▶ [Directions for this task] Look through the data below. Collect every line where the word "using" occurs.

___ Task inputs ___

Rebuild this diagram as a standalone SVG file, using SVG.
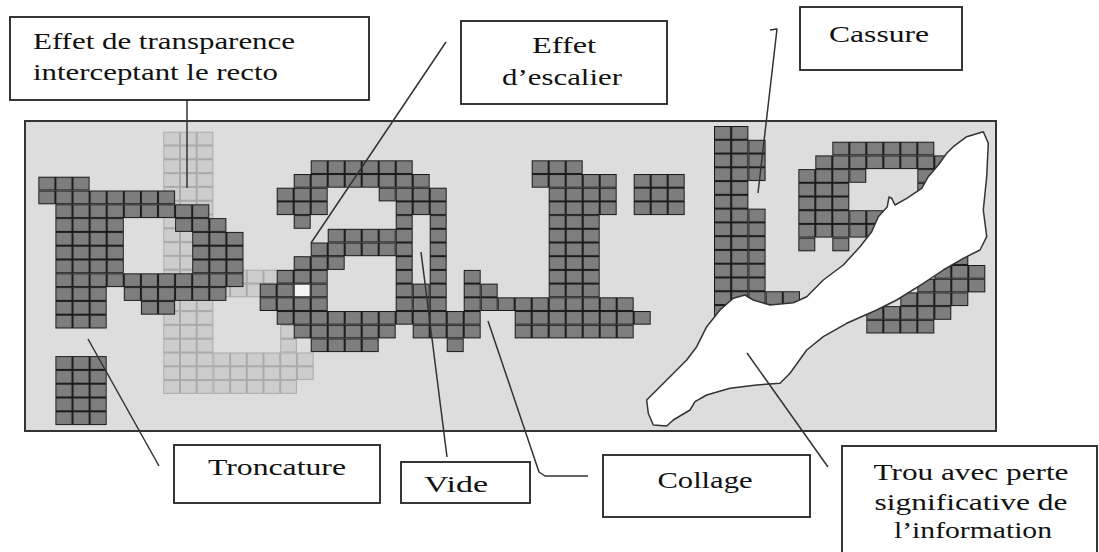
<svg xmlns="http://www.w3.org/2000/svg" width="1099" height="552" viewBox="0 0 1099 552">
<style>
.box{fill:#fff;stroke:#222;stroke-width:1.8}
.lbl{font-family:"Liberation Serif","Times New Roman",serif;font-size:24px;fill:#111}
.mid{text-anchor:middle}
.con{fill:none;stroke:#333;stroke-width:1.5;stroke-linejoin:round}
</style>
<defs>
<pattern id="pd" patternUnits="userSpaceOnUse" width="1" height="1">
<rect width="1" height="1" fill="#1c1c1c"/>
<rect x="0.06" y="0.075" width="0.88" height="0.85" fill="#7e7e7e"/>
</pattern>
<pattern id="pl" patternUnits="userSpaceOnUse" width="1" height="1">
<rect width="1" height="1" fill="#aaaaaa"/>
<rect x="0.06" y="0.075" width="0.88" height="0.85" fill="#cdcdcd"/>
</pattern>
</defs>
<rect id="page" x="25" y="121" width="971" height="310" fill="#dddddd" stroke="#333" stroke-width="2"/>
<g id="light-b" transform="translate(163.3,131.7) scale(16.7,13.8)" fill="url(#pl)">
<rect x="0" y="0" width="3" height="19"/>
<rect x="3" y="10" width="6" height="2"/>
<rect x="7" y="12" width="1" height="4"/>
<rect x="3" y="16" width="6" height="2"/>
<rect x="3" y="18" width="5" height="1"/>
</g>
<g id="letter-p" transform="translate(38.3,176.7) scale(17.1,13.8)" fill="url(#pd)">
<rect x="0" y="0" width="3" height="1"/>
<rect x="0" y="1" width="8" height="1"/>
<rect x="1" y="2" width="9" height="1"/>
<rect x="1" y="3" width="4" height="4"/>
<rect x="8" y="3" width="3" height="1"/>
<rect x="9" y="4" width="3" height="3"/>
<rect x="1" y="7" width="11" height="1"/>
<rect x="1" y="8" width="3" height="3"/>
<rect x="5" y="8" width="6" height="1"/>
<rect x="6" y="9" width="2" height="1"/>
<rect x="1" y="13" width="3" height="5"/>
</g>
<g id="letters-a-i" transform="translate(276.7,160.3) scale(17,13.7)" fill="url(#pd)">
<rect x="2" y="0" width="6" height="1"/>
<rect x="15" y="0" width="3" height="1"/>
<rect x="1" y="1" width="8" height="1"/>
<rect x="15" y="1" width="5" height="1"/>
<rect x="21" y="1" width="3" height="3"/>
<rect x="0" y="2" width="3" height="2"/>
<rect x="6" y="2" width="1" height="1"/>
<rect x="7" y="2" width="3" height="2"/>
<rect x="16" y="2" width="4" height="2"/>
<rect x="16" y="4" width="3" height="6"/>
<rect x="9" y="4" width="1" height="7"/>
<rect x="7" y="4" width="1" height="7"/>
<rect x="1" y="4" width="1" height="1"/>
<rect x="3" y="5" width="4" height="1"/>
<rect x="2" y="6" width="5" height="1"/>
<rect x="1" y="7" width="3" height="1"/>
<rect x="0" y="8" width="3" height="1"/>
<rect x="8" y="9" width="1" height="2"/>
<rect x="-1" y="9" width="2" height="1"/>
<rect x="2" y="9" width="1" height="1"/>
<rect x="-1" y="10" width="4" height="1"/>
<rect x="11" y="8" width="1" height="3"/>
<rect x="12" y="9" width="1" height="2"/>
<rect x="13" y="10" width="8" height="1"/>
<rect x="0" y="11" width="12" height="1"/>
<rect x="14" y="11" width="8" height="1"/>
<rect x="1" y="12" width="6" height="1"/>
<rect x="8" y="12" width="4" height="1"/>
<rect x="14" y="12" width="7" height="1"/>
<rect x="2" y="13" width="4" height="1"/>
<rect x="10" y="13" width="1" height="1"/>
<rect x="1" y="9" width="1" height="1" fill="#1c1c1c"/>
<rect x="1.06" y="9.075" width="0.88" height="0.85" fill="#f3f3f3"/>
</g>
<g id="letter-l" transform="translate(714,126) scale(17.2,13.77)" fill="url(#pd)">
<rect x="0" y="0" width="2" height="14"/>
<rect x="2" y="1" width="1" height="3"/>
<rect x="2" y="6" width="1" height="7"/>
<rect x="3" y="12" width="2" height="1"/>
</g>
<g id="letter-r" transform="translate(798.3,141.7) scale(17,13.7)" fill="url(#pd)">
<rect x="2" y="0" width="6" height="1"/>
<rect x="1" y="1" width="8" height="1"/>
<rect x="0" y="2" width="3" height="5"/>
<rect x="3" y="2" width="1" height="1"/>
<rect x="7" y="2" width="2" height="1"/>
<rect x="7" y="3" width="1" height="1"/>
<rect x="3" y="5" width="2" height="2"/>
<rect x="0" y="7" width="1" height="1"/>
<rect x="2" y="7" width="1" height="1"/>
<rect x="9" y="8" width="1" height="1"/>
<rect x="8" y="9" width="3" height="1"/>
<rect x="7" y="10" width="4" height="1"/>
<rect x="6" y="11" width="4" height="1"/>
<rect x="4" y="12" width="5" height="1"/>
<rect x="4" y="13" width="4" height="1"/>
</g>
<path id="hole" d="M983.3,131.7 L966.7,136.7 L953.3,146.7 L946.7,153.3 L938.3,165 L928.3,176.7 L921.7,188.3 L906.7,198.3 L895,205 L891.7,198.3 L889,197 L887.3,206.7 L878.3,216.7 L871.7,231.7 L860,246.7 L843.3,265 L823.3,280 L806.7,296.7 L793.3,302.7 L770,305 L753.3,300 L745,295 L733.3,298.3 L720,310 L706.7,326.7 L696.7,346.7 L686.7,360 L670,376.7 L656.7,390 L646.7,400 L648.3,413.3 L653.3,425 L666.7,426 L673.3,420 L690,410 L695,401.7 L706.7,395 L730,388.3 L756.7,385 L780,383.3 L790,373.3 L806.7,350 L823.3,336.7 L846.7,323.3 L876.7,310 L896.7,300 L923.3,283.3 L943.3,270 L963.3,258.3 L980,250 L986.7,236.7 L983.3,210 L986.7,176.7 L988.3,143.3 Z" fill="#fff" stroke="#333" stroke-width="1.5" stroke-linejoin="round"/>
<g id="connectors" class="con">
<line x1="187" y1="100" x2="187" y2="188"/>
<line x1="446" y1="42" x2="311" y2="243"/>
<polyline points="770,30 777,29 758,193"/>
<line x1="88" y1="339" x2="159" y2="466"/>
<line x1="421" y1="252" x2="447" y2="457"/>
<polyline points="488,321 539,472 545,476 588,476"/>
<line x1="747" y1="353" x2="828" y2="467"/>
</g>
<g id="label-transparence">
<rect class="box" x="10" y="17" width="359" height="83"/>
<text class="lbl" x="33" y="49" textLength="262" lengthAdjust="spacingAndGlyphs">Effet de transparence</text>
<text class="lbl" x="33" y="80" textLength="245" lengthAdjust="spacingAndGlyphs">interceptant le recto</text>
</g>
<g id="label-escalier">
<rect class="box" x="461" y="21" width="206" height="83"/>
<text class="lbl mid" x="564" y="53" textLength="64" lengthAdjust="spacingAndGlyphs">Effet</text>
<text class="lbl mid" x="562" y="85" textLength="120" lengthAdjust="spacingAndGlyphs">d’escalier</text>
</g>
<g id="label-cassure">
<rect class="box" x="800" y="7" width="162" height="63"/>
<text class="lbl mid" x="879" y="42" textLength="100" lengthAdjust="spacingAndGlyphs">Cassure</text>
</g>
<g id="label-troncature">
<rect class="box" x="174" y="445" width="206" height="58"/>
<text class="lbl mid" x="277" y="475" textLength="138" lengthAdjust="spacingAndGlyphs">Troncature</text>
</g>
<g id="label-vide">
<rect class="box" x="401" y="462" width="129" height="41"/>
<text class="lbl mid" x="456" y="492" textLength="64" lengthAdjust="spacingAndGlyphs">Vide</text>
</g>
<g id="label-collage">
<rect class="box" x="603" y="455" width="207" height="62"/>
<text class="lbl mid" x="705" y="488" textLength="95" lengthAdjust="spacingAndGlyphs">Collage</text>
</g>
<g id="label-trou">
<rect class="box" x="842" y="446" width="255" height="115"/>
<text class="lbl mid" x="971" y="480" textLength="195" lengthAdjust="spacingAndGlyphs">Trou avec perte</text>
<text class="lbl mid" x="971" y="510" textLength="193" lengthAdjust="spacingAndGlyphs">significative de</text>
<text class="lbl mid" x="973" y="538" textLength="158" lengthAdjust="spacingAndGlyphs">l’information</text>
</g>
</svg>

___
___ Task inputs ___

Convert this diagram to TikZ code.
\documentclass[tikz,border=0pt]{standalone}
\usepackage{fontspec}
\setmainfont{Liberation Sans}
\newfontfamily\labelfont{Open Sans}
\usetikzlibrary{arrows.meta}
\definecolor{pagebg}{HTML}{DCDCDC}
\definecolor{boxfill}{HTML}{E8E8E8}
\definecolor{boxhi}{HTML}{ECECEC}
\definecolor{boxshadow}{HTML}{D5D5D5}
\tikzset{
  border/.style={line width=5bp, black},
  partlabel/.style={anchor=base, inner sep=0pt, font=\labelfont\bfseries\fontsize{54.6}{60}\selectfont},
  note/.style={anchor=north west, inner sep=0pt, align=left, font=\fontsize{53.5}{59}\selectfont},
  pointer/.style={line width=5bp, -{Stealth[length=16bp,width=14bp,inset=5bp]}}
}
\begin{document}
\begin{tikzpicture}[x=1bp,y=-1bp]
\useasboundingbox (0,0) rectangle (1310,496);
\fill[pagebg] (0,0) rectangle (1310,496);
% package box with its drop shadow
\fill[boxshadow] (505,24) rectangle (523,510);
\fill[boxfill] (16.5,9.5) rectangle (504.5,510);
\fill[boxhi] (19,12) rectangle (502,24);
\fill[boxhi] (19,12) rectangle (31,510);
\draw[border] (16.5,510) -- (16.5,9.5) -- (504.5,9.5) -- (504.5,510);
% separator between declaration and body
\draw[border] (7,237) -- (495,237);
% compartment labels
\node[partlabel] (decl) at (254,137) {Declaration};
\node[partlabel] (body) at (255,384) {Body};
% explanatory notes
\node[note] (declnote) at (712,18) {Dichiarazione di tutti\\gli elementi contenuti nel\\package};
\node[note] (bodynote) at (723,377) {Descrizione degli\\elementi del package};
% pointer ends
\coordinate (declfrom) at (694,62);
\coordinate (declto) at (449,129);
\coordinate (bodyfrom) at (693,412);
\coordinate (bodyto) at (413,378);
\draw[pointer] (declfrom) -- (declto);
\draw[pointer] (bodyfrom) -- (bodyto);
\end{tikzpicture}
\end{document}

___
___ Task inputs ___

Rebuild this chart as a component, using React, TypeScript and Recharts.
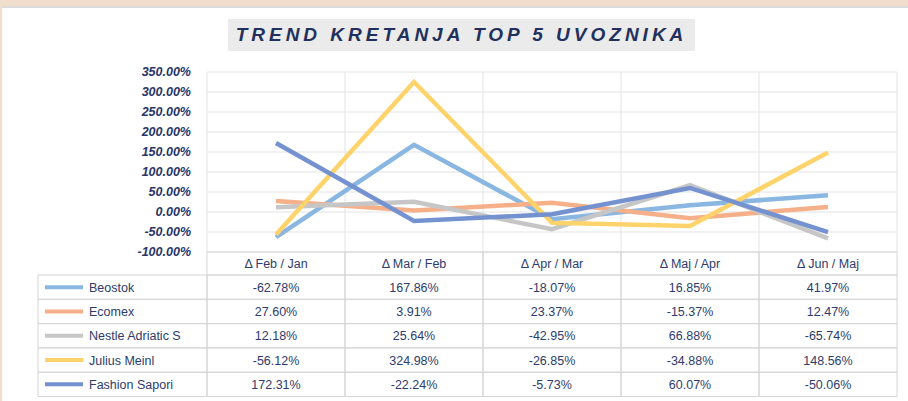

___

▶ [Answer in full]
Rebuild this diagram as a standalone SVG file, using SVG.
Rebuild this chart as a component, using React, TypeScript and Recharts.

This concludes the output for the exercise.